Muito antes do sol tocar os prédios da Zona Norte carioca, uma tradição centenária já movimenta as ruas do bairro de Quintino. São 5 da manhã e um grupo de devotos se reúne para celebrar São Jorge com fogos de artifício e orações — abrindo oficialmente o feriado estadual em homenagem ao santo guerreiro, figura de fé e resistência no imaginário brasileiro.
Conhecido por ser patrono de soldados, cavaleiros e arqueiros na tradição católica, Jorge é visto pelos fiéis como um símbolo de coragem contra os males do mundo. Mais do que uma figura mítica, ele representa a força espiritual nas batalhas cotidianas, como afirma o site oficial do Vaticano, que o descreve como instrumento da vitória divina sobre o mal.

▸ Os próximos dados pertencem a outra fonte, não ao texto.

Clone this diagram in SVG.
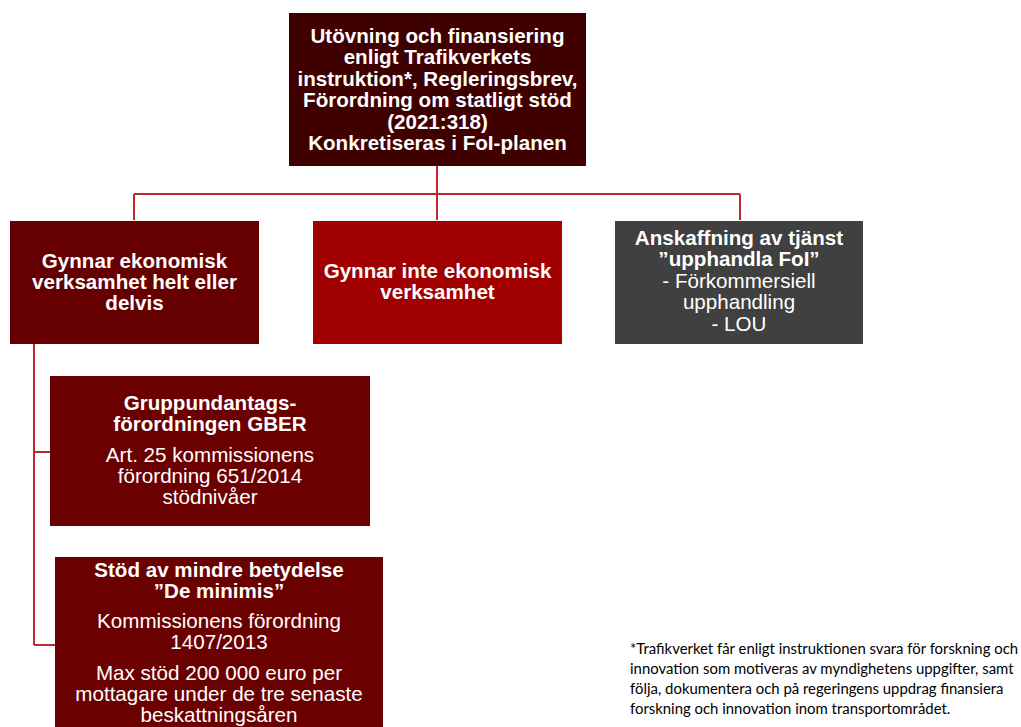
<svg xmlns="http://www.w3.org/2000/svg" width="1021" height="727" viewBox="0 0 1021 727">
<style>
.t{font-family:"Liberation Sans",Arial,sans-serif;fill:#fff;text-anchor:middle;font-size:20.6px}
.b{font-weight:bold}
.c{fill:none;stroke:#c0282d;stroke-width:2}
.n{font-family:Lato,"Liberation Sans",sans-serif;font-size:14.9px;fill:#000}
</style>
<rect width="1021" height="727" fill="#fff"/>
<g id="connectors">
<path class="c" d="M437,166V220M134,194H740M134,194V220M740,194V220"/>
<path class="c" d="M34,344V645M34,452H50M34,645H55"/>
</g>
<g id="top">
<rect x="289" y="13" width="297" height="153" fill="#3f0000"/>
<text class="t b" x="437.5"><tspan x="437.5" y="43">Utövning och finansiering</tspan><tspan x="437.5" y="64">enligt Trafikverkets</tspan><tspan x="437.5" y="86">instruktion*, Regleringsbrev,</tspan><tspan x="437.5" y="107">Förordning om statligt stöd</tspan><tspan x="437.5" y="129">(2021:318)</tspan><tspan x="437.5" y="150">Konkretiseras i FoI-planen</tspan></text>
</g>
<g id="box1">
<rect x="10" y="221" width="249" height="123" fill="#660000"/>
<text class="t b"><tspan x="134.5" y="268">Gynnar ekonomisk</tspan><tspan x="134.5" y="289">verksamhet helt eller</tspan><tspan x="134.5" y="310">delvis</tspan></text>
</g>
<g id="box2">
<rect x="313" y="221" width="249" height="123" fill="#a00000"/>
<text class="t b"><tspan x="437.5" y="278">Gynnar inte ekonomisk</tspan><tspan x="437.5" y="299">verksamhet</tspan></text>
</g>
<g id="box3">
<rect x="615" y="221" width="248" height="123" fill="#404040"/>
<text class="t"><tspan class="b" x="739" y="245">Anskaffning av tjänst</tspan><tspan class="b" x="739" y="266">”upphandla FoI”</tspan><tspan x="739" y="288">- Förkommersiell</tspan><tspan x="739" y="309">upphandling</tspan><tspan x="739" y="331">- LOU</tspan></text>
</g>
<g id="box4">
<rect x="50" y="376" width="320" height="150" fill="#6b0000"/>
<text class="t"><tspan class="b" x="210" y="410">Gruppundantags-</tspan><tspan class="b" x="210" y="431">förordningen GBER</tspan><tspan x="210" y="462">Art. 25 kommissionens</tspan><tspan x="210" y="483">förordning 651/2014</tspan><tspan x="210" y="504">stödnivåer</tspan></text>
</g>
<g id="box5">
<rect x="55" y="557" width="328" height="175" fill="#6b0000"/>
<text class="t"><tspan class="b" x="219" y="577">Stöd av mindre betydelse</tspan><tspan class="b" x="219" y="598">”De minimis”</tspan><tspan x="219" y="628">Kommissionens förordning</tspan><tspan x="219" y="649">1407/2013</tspan><tspan x="219" y="680">Max stöd 200 000 euro per</tspan><tspan x="219" y="701">mottagare under de tre senaste</tspan><tspan x="219" y="722">beskattningsåren</tspan></text>
</g>
<g id="footnote">
<text class="n"><tspan x="630" y="654">*Trafikverket får enligt instruktionen svara för forskning och</tspan><tspan x="630" y="674">innovation som motiveras av myndighetens uppgifter, samt</tspan><tspan x="630" y="694">följa, dokumentera och på regeringens uppdrag finansiera</tspan><tspan x="630" y="714">forskning och innovation inom transportområdet.</tspan></text>
</g>
</svg>
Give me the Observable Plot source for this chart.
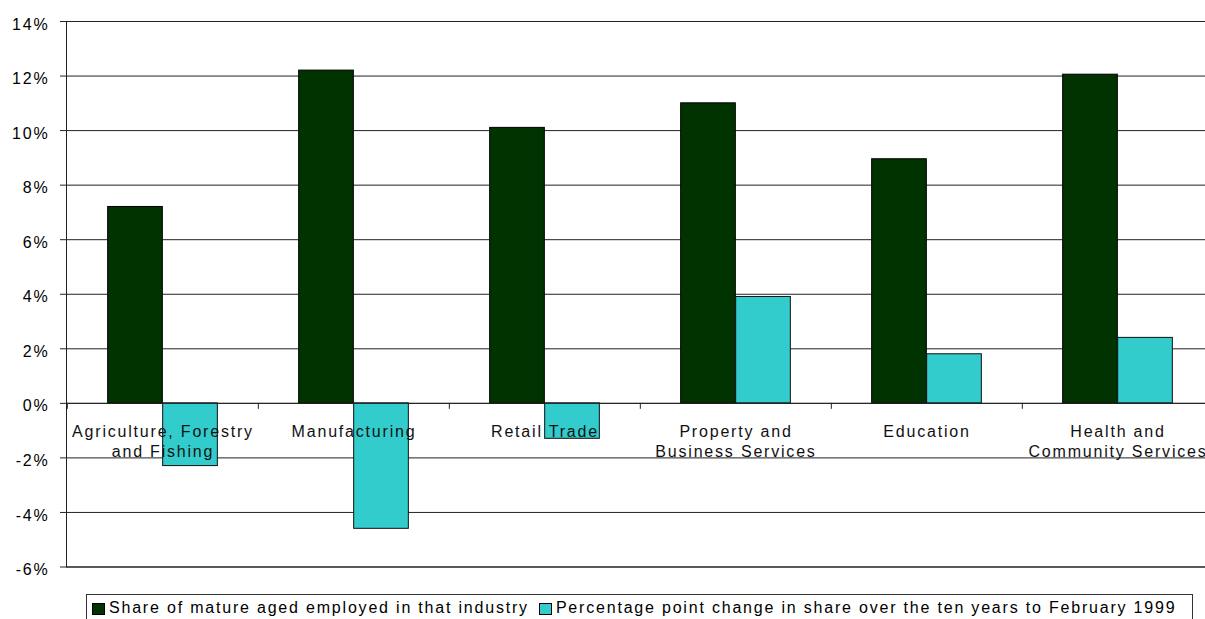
<!DOCTYPE html>
<html>
<head>
<meta charset="utf-8">
<script src="https://cdn.jsdelivr.net/npm/d3@7"></script>
<script src="https://cdn.jsdelivr.net/npm/@observablehq/plot@0.6"></script>
<style>
  html, body { margin: 0; padding: 0; background: #fff; overflow: hidden; width: 1205px; }
  body { font-family: "Liberation Sans", Arial, sans-serif; }
  #page { width: 1205px; height: 619px; overflow: hidden; position: relative; }
  #chart { width: 1205px; overflow: hidden; }
  #chart svg { display: block; max-width: none !important; }
  #legend {
    box-sizing: border-box;
    margin-left: 86px;
    margin-top: 7px;
    width: 1107px;
    height: 34px;
    border: 1px solid #333;
    padding: 5px 0 0 5px;
    font-size: 16px;
    line-height: 16px;
    letter-spacing: 1.8px;
    color: #000;
    white-space: nowrap;
    display: flex;
    align-items: flex-start;
  }
  #legend .item { display: inline-flex; align-items: center; margin-right: 10px; }
  #legend .sw { width: 11px; height: 10px; border: 1px solid #000; margin-right: 4px; margin-top: 1px; }
</style>
</head>
<body>
<div id="page">
<div id="chart"></div>
<div id="legend"></div>
</div>
<script>
const categories = [
  "Agriculture, Forestry and Fishing",
  "Manufacturing",
  "Retail Trade",
  "Property and Business Services",
  "Education",
  "Health and Community Services"
];
const categoryLabels = [
  "Agriculture, Forestry\nand Fishing",
  "Manufacturing",
  "Retail Trade",
  "Property and\nBusiness Services",
  "Education",
  "Health and\nCommunity Services"
];
const seriesNames = [
  "Share of mature aged employed in that industry",
  "Percentage point change in share over the ten years to February 1999"
];
const seriesColors = ["#003300", "#33CCCC"];
const shareValues = [7.2, 12.2, 10.1, 11.0, 8.95, 12.05];
const changeValues = [-2.3, -4.6, -1.3, 3.9, 1.8, 2.4];
const yTicks = [-6, -4, -2, 0, 2, 4, 6, 8, 10, 12, 14];

const shareData = categories.map((c, i) => ({category: c, value: shareValues[i]}));
const changeData = categories.map((c, i) => ({category: c, value: changeValues[i]}));

// layout (styles only)
const W = 1214, H = 587, mL = 66, mR = 0, mT = 21, mB = 20.5;
const bw = (W - mL - mR) / categories.length;
const barFrac = 0.2875;
const plotH = H - mT - mB;
const yZeroPix = mT + plotH * (yTicks[yTicks.length - 1] / (yTicks[yTicks.length - 1] - yTicks[0]));

const chart = Plot.plot({
  width: W,
  height: H,
  marginLeft: mL,
  marginRight: mR,
  marginTop: mT,
  marginBottom: mB,
  style: {
    fontFamily: "'Liberation Sans', Arial, sans-serif",
    fontSize: "16px",
    letterSpacing: "1.8px",
    color: "#000",
    background: "#fff",
    overflow: "visible",
    maxWidth: "none",
    width: W + "px",
    height: H + "px"
  },
  x: {domain: categories, padding: 0, axis: null},
  y: {domain: [yTicks[0], yTicks[yTicks.length - 1]], axis: null},
  marks: [
    Plot.ruleY(yTicks, {stroke: "#222", strokeWidth: 1}),
    Plot.frame({stroke: "#222"}),
    Plot.axisY(yTicks, {tickSize: 6, fill: "none", stroke: "#222"}),
    Plot.axisY(yTicks, {tickSize: 6, tickPadding: 11, stroke: "none", fill: "#000",
      tickFormat: d => d + "%", fontSize: 16, dy: 3, label: null}),
    Plot.barY(shareData, {
      x: "category", y: "value", fill: seriesColors[0], stroke: "#000", strokeWidth: 1,
      insetLeft: bw * (0.5 - barFrac), insetRight: bw * 0.5
    }),
    Plot.barY(changeData, {
      x: "category", y: "value", fill: seriesColors[1], stroke: "#111", strokeWidth: 1,
      insetLeft: bw * 0.5, insetRight: bw * (0.5 - barFrac)
    }),
    Plot.ruleY([0], {stroke: "#222"}),
    Plot.tickX(categories, {
      x: d => d, dx: -bw / 2, stroke: "#222",
      insetTop: yZeroPix - mT, insetBottom: H - mB - yZeroPix - 6
    }),
    Plot.text(categories, {
      x: d => d, y: () => 0, text: (d, i) => categoryLabels[i],
      dy: 19, lineAnchor: "top", lineHeight: 1.25, fontSize: 16, fill: "#111"
    })
  ]
});
document.getElementById("chart").appendChild(chart);

const legend = document.getElementById("legend");
seriesNames.forEach((name, i) => {
  const item = document.createElement("span");
  item.className = "item";
  const sw = document.createElement("span");
  sw.className = "sw";
  sw.style.background = seriesColors[i];
  const label = document.createElement("span");
  label.textContent = name;
  item.appendChild(sw);
  item.appendChild(label);
  legend.appendChild(item);
});
</script>
</body>
</html>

Apesar da forte presença no catolicismo, São Jorge é reverenciado em diferentes tradições. Igrejas como a Anglicana e a Ortodoxa o reconhecem como santo, e nas religiões afro-brasileiras, como umbanda e candomblé, ele é respeitado — mesmo que não seja Ogum, como muitos ainda acreditam.
Da Capadócia ao imaginário popular
A história de Jorge tem raízes na Capadócia, atual Turquia, por volta do século III. Filho de cristãos, serviu ao exército do imperador romano Diocleciano, mas foi martirizado ao se recusar a renegar sua fé durante uma onda de perseguição religiosa. Ele teria sido decapitado em 303, gesto que selou sua fama de mártir e herói espiritual.
Embora os registros históricos sejam escassos, uma inscrição de 368 encontrada na Ásia Menor menciona uma igreja dedicada a Jorge e seus companheiros mártires — um dos poucos indícios materiais de sua existência.
Durante as Cruzadas, sua imagem ganhou nova força: lendas surgiram retratando-o como o matador de um dragão que aterrorizava uma cidade. Essa narrativa o tornou um símbolo da luta entre o bem e o mal, e foi amplamente explorada como alegoria da guerra espiritual e da resistência cristã contra o “inimigo”.
Santo do povo, herói do cotidiano
Para o historiador e escritor Luiz Antonio Simas, São Jorge não é um santo distante ou reservado a ocasiões solenes. Pelo contrário: “É um santo do dia a dia, que resolve problemas da vida real”, diz ele. “Como Santo Expedito, é daqueles que estão presentes nas urgências e nas dores de quem vive à margem.”
Sua popularidade é explicada também pela simbologia do guerreiro: alguém que enfrenta e vence obstáculos — sejam eles visíveis ou invisíveis. Essa imagem poderosa atravessa fronteiras religiosas e culturais.
Sincretismo e resistência
Com a colonização e a imposição da fé cristã sobre os povos africanos escravizados, muitos orixás passaram a ser associados a santos católicos. No caso de São Jorge, houve uma identificação com Ogum, orixá da guerra e da tecnologia. No entanto, como explica a socióloga e mãe de santo Flávia Pinto, essa associação não significa equivalência.
“São Jorge não é Ogum. Ele pode ser visto como protegido de Ogum, mas são figuras diferentes em origem e tempo”, explica. “Ogum tem raízes milenares na Nigéria, enquanto Jorge viveu há dois mil anos.”
Segundo Flávia, o sincretismo foi também uma forma de resistência dos povos africanos, que, diante da perseguição religiosa, encontraram maneiras de manter viva sua fé ancestral. Mas ela alerta que esse processo não pode ser romantizado: “Foi fruto de violência, de apagamento cultural. Mas, mesmo assim, os povos afrodescendentes transformaram imposições em espaços de liberdade espiritual.”
Uma devoção que transcende religiões
Curiosamente, São Jorge também é respeitado por alguns muçulmanos, que o associam a uma figura presente no Alcorão, chamada Al-Khidr — um personagem sábio e espiritual. Essa convergência de significados mostra como a figura de Jorge extrapola as fronteiras do cristianismo e toca diversas tradições.
Com raízes em terras distantes, histórias cruzadas por lendas e um símbolo de coragem que ultrapassa os séculos, São Jorge continua sendo, para milhões, o companheiro invisível nas batalhas do cotidiano.